The Sox's offensive drought through the first six innings made the runs all the sweeter when they finally did come. (The Sox's sole run up to then, in the second, was more sour than sweet, since they should have scored more after Rockies pitcher Aaron Cook loaded the bases via two walks and a HBP and then threw a wild pitch). The Sox bullpen did its job while the Rockies didn't, and by the time the top of the tenth rolled around and the Sox loaded the bases, Rockies fans were silent while Sox fans were doing "Let's Go White Sox!" and especially "Paulie" chants. There was much high fiving when Pierre came through with his big hit, and Sox fans were standing and clapping for Sergio to close it out with two outs in the tenth. Rockies fans offered no resistance that I could detect - at that point they knew they were beat.
Your hero of the game: Juan Pierre!
On the drive back to the airport I amused myself by listening to the Rockies post-game show. The first Rockies fan caller said he had the answer to all the Rockies woes: "what the Rockies need is a smart slap hitter like Juan Pierre who really knows how to play the game of baseball!" Other callers complained about the Rockies players' lackadaisical attitudes and the team's inability to win one run and extra innings games (evidently the Rockies are one of the few teams worse than the Sox in extras). One caller demanded the head of Rockies hitting coach Carney Lansford and even pointed to the White Sox as a team that has gone onto greatness after replacing their hitting coach - then he corrected himself and said "Oh wait, that was Cleveland." Chris Rongey would have been amused.
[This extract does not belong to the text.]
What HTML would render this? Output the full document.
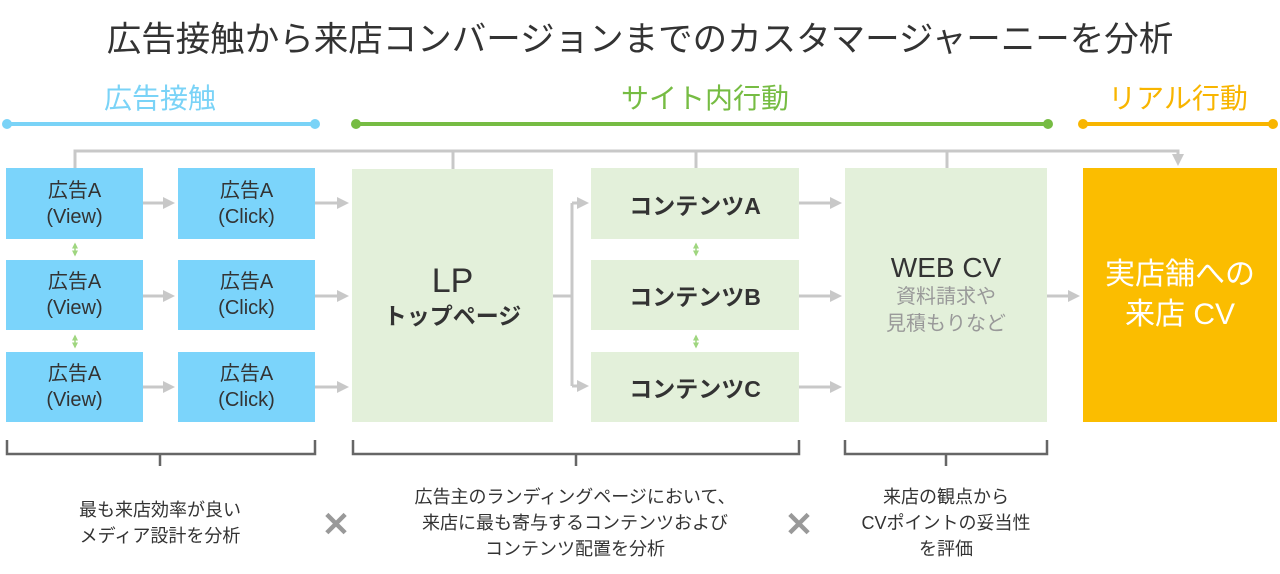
<!DOCTYPE html>
<html><head><meta charset="utf-8"><style>
body{margin:0;width:1280px;height:574px;background:#fff;position:relative;overflow:hidden;font-family:"Liberation Sans","Noto Sans CJK JP",sans-serif;color:#333}
.a{position:absolute;display:flex;align-items:center;justify-content:center;text-align:center;flex-direction:column}
.blue{background:#7bd4fb;font-size:20px;line-height:26px}
.grn{background:#e3f0da}
.t{position:absolute;text-align:center}
</style></head><body>
<svg width="1280" height="574" style="position:absolute;left:0;top:0">
<defs>
<marker id="g" markerWidth="4" markerHeight="4" refX="3" refY="2" orient="auto"><path d="M0,0L4,2L0,4z" fill="#c8c8c8"/></marker>
<marker id="gg" markerWidth="4" markerHeight="4" refX="3" refY="2" orient="auto-start-reverse"><path d="M0,0L4,2L0,4z" fill="#9fd67f"/></marker>
</defs>
<g stroke="#c8c8c8" stroke-width="3" fill="none">
<path d="M75,168V151H1178V163" marker-end="url(#g)"/>
<path d="M453,169V151M696,168V151M947,168V151"/>
<path d="M143,203H172" marker-end="url(#g)"/>
<path d="M143,296H172" marker-end="url(#g)"/>
<path d="M143,387H172" marker-end="url(#g)"/>
<path d="M315,203H346" marker-end="url(#g)"/>
<path d="M315,296H346" marker-end="url(#g)"/>
<path d="M315,387H346" marker-end="url(#g)"/>
<path d="M553,296H572M572,203V386"/>
<path d="M572,203H586" marker-end="url(#g)"/>
<path d="M572,386H586" marker-end="url(#g)"/>
<path d="M799,203H839" marker-end="url(#g)"/>
<path d="M799,296H839" marker-end="url(#g)"/>
<path d="M799,387H839" marker-end="url(#g)"/>
<path d="M1047,296H1077" marker-end="url(#g)"/>
</g>
<g stroke="#9fd67f" stroke-width="1.5">
<path d="M75,244V255" marker-start="url(#gg)" marker-end="url(#gg)"/>
<path d="M75,336V347" marker-start="url(#gg)" marker-end="url(#gg)"/>
<path d="M696,244V255" marker-start="url(#gg)" marker-end="url(#gg)"/>
<path d="M696,336V347" marker-start="url(#gg)" marker-end="url(#gg)"/>
</g>
<g stroke-width="4" stroke-linecap="round">
<line x1="7" y1="124" x2="315" y2="124" stroke="#7ad3f7"/><circle cx="7" cy="124" r="5" fill="#7ad3f7"/><circle cx="315" cy="124" r="5" fill="#7ad3f7"/>
<line x1="356" y1="124" x2="1048" y2="124" stroke="#76bc43"/><circle cx="356" cy="124" r="5" fill="#76bc43"/><circle cx="1048" cy="124" r="5" fill="#76bc43"/>
<line x1="1083" y1="124" x2="1273" y2="124" stroke="#f8b500"/><circle cx="1083" cy="124" r="5" fill="#f8b500"/><circle cx="1273" cy="124" r="5" fill="#f8b500"/>
</g>
<g stroke="#666" stroke-width="2.5" fill="none">
<path d="M7,440V454H315V440M160,454V466"/>
<path d="M353,440V454H799V440M576,454V466"/>
<path d="M845,440V454H1047V440M946,454V466"/>
</g>
</svg>
<div class="t" style="left:0;width:1280px;top:11px;font-size:34.5px">広告接触から来店コンバージョンまでのカスタマージャーニーを分析</div>
<div class="t" style="left:60px;width:200px;top:77px;font-size:28px;color:#7ad3f7">広告接触</div>
<div class="t" style="left:555px;width:300px;top:77px;font-size:28px;color:#76bc43">サイト内行動</div>
<div class="t" style="left:1078px;width:200px;top:77px;font-size:28px;color:#f8b500">リアル行動</div>

<div class="a blue" style="left:6px;top:168px;width:137px;height:71px">広告A<br>(View)</div>
<div class="a blue" style="left:6px;top:260px;width:137px;height:70px">広告A<br>(View)</div>
<div class="a blue" style="left:6px;top:352px;width:137px;height:70px">広告A<br>(View)</div>
<div class="a blue" style="left:178px;top:168px;width:137px;height:71px">広告A<br>(Click)</div>
<div class="a blue" style="left:178px;top:260px;width:137px;height:70px">広告A<br>(Click)</div>
<div class="a blue" style="left:178px;top:352px;width:137px;height:70px">広告A<br>(Click)</div>

<div class="a grn" style="left:352px;top:169px;width:201px;height:253px"><div style="font-size:34px;line-height:40px">LP</div><div style="font-size:23px;font-weight:bold;line-height:30px">トップページ</div></div>
<div class="a grn" style="left:591px;top:168px;width:208px;height:71px;font-size:23px;font-weight:bold">コンテンツA</div>
<div class="a grn" style="left:591px;top:260px;width:208px;height:70px;font-size:23px;font-weight:bold">コンテンツB</div>
<div class="a grn" style="left:591px;top:352px;width:208px;height:70px;font-size:23px;font-weight:bold">コンテンツC</div>
<div class="a grn" style="left:845px;top:168px;width:202px;height:254px"><div style="font-size:28px;line-height:32px">WEB CV</div><div style="font-size:20px;line-height:27px;color:#999">資料請求や<br>見積もりなど</div></div>
<div class="a" style="left:1083px;top:168px;width:194px;height:254px;background:#fbbd00;color:#fff;font-size:30px;line-height:40px">実店舗への<br>来店 CV</div>

<div class="t" style="left:40px;width:240px;top:497px;font-size:18px;line-height:26px">最も来店効率が良い<br>メディア設計を分析</div>
<div class="t" style="left:316px;width:40px;top:505px;font-size:34px;color:#999;font-weight:bold">✕</div>
<div class="t" style="left:360px;width:430px;top:484px;font-size:18px;line-height:26px">広告主のランディングページにおいて、<br>来店に最も寄与するコンテンツおよび<br>コンテンツ配置を分析</div>
<div class="t" style="left:779px;width:40px;top:505px;font-size:34px;color:#999;font-weight:bold">✕</div>
<div class="t" style="left:825px;width:242px;top:484px;font-size:18px;line-height:26px">来店の観点から<br>CVポイントの妥当性<br>を評価</div>
</body></html>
In closing, a travel tip about the Denver International Airport: it's not in Denver. In fact, it's not even in Colorado. It's in Kansas. Be prepared for a long drive from the airport to re-enter civilization, let alone Denver city limits. If you arrive at night and, during the drive, start to wonder why you can't see any buildings and maybe start to think you're in the middle of nowhere, it's because you are. Keep driving. You have to drive because there is no commercial airplane service between the Denver International Airport and the city of Denver, although there should be.